Strategic Blueprints: Playbooks vs. Runbooks

A successful pipeline relies on a library of standardized procedures. It is essential to understand the difference between playbooks and runbooks.

Component Nature Scope Contents
Playbook Strategic Blueprint Broad, high-level approach to a type of incident. Initiating conditions, general process steps (NIST/SANS phases), roles and responsibilities, communication paths, legal/compliance requirements.
Runbook Tactical Instruction Narrow, tactical, step-by-step procedure for a specific action. The literal commands to type, the specific APIs to call, exact criteria for decision-making. These are the code behind your automation.

The ideal approach: Create playbooks to govern the “what” and “why” of incident response, and then build executable runbooks that your SOAR platform can run to automate the “how.”


Architect’s Checklist for Success

  • Start Small, Iterate Fast: Don’t try to automate your most complex SEV1 incident on day one.
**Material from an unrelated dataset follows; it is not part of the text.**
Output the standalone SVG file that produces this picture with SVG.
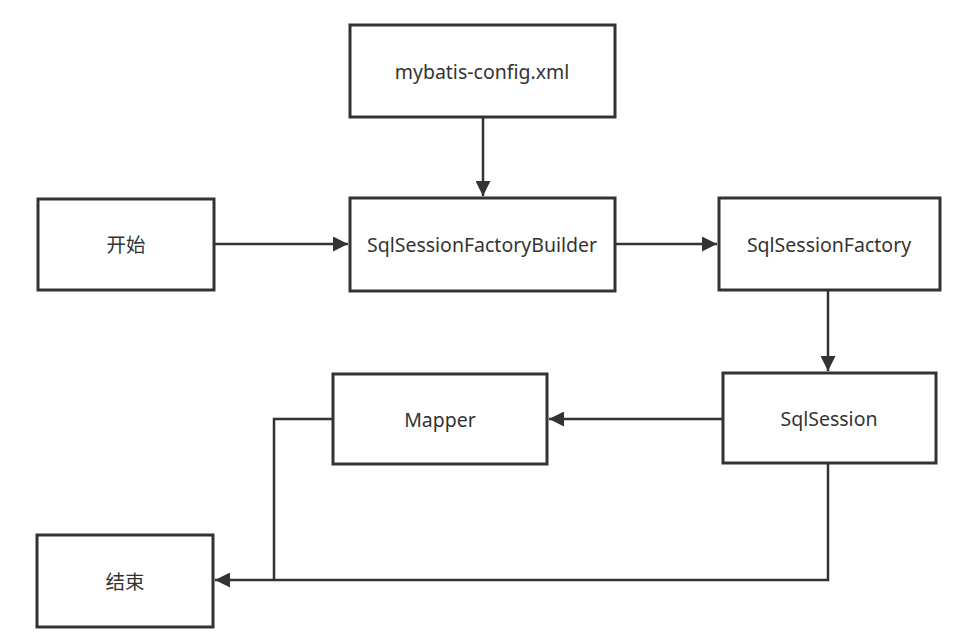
<svg xmlns="http://www.w3.org/2000/svg" width="964" height="643" viewBox="0 0 964 643">
<style>
.box{fill:#fff;stroke:#333;stroke-width:3}
.lbl{font-family:"Noto Sans","Noto Sans CJK SC",sans-serif;font-size:19.5px;fill:#333;text-anchor:middle;dominant-baseline:central}
.edge{fill:none;stroke:#333;stroke-width:2.5}
</style>
<defs>
<marker id="arr" viewBox="0 0 10 10" refX="10" refY="5" markerWidth="7" markerHeight="6" markerUnits="strokeWidth" orient="auto">
<path d="M0,0 L10,5 L0,10 z" fill="#333"/>
</marker>
</defs>
<rect width="964" height="643" fill="#fff"/>
<g id="connectors">
<path class="edge" d="M483,118 V196" marker-end="url(#arr)"/>
<path class="edge" d="M215,244 H348" marker-end="url(#arr)"/>
<path class="edge" d="M616,244 H717" marker-end="url(#arr)"/>
<path class="edge" d="M828,291 V371" marker-end="url(#arr)"/>
<path class="edge" d="M722,419 H549" marker-end="url(#arr)"/>
<path class="edge" d="M332,419 H274 V580"/>
<path class="edge" d="M828,464 V580 H215" marker-end="url(#arr)"/>
</g>
<g id="config"><rect class="box" x="350" y="25" width="265" height="92"/><text class="lbl" x="482" y="71">mybatis-config.xml</text></g>
<g id="start"><rect class="box" x="38" y="199" width="176" height="91"/><text class="lbl" x="126" y="244">开始</text></g>
<g id="builder"><rect class="box" x="350" y="198" width="265" height="93"/><text class="lbl" x="482" y="244">SqlSessionFactoryBuilder</text></g>
<g id="factory"><rect class="box" x="719" y="198" width="221" height="92"/><text class="lbl" x="829" y="244">SqlSessionFactory</text></g>
<g id="mapper"><rect class="box" x="333" y="374" width="214" height="90"/><text class="lbl" x="440" y="419">Mapper</text></g>
<g id="session"><rect class="box" x="723" y="373" width="213" height="90"/><text class="lbl" x="829" y="418">SqlSession</text></g>
<g id="end"><rect class="box" x="37" y="535" width="176" height="92"/><text class="lbl" x="125" y="581">结束</text></g>
</svg>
Start with a high-frequency, well-understood, low-risk process, like a known-bad file on a non-critical endpoint or a password reset. Build confidence and gather data.

  • Define Clear Goals: Know what problem you are trying to solve. Is it reducing MTTR? Reducing false positives? Be specific.

  • Integrate Everything: Your pipeline is only as strong as its weakest integration. Use APIs and webhooks to create a cohesive web of security tools.

  • Test Continuously: Do not wait for a real incident to test your automated pipeline. Use tabletop exercises and chaos engineering simulations to validate that your playbooks and runbooks function as intended.

  • Robust Error Handling: Automation will fail. Architect your pipeline to fail gracefully, with clear logging of the failure context and a well-defined escalation path back to a human analyst.

  • Foster Collaboration: Incident response is not just a security problem; it’s a business problem. Cross-functional collaboration with Legal, PR, IT, and Customer Support is essential for building effective communication plans and defining business logic.


Conclusion

Building an automated incident response pipeline is an investment in your organization’s resilience. It’s a journey from chaos to control. By thinking like an architect-structuring your pipeline phase by phase, distinguishing strategy from tactics, and obsessively iterating-you can empower your SOC to act with the speed and precision needed to outpace modern threats. You don’t have to replace your people; you just have to give them the tools to win.